The Submillimeter Array



Star Formation: Low-Mass:

Protostellar accretion history traced with chemistry


The luminosities of embedded protostars is much lower than expected from the energy release due to the steady collapse of dense cores. An appealing solution to this problem is that accretion is episodic, with protostars undergoing short periods of high accretion rates that build up their mass. A clever way to characterise protostellar accretion histories towards individual sources makes use of the sublimation and freeze-out chemistry of the CO molecule, which is observed in the gas phase at millimeter wavelengths. The SMA can measure the size of the emitting region where CO has sublimated from ice into the gas-phase (via the low optical depth isotopologue C18O), and this may be compared to the size implied by current protostar luminosity. SMA observations of many protostars show CO emission in extended regions that imply the gas was warm enough in the past to sublimate CO beyond the size implied by the current protostar luminosity (Figure 2).

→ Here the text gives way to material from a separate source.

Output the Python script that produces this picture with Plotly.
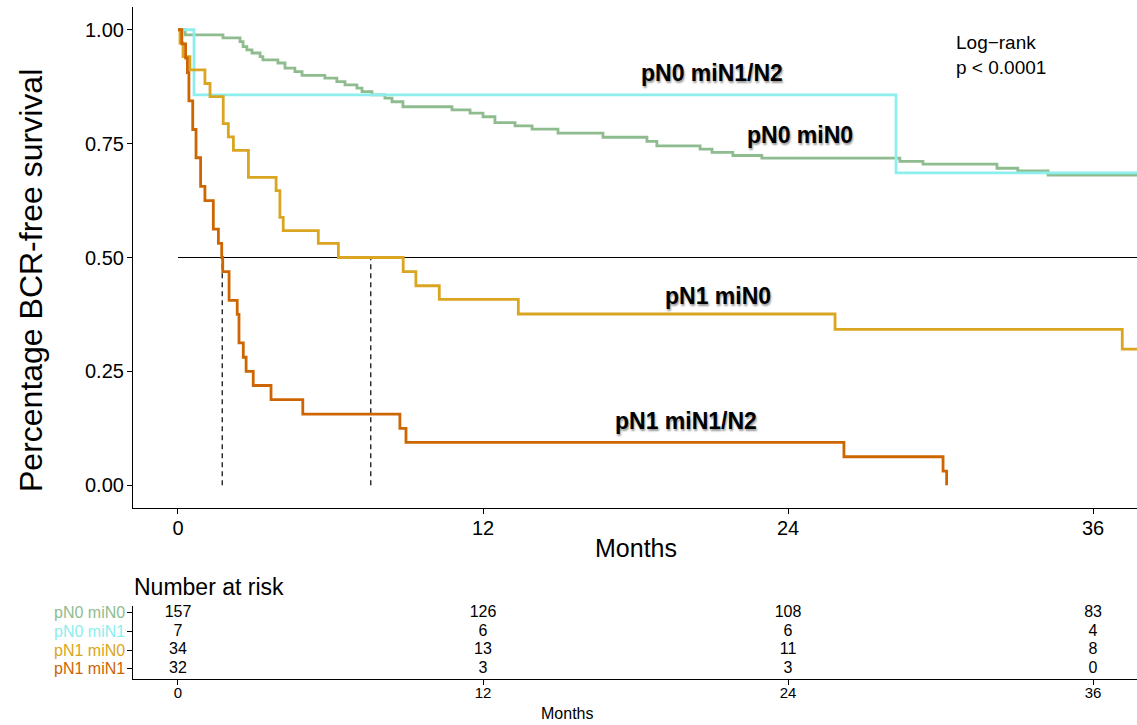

This can be direclty attributed to recent accretion events that briefly raised the protostar luminosity in the past (Jorgensen et al. 2015, Frimann et al. 2017).

Low-Mass


SMA images of C18O 2-1 emission (contours) and dust continuum emission (colour map) of protostars in Perseus. The blue symbols mark the protostar positions revealed by higher resolution centimeter emission, with crosses indicating single protostars and triangles indicating multiple systems. The C18O emission size reflects the region where the protostar has heated the gas to high enough temperatures to release CO from icy dust grains; this provides an indirect measurement of the affect of accretion bursts on protostar luminosity.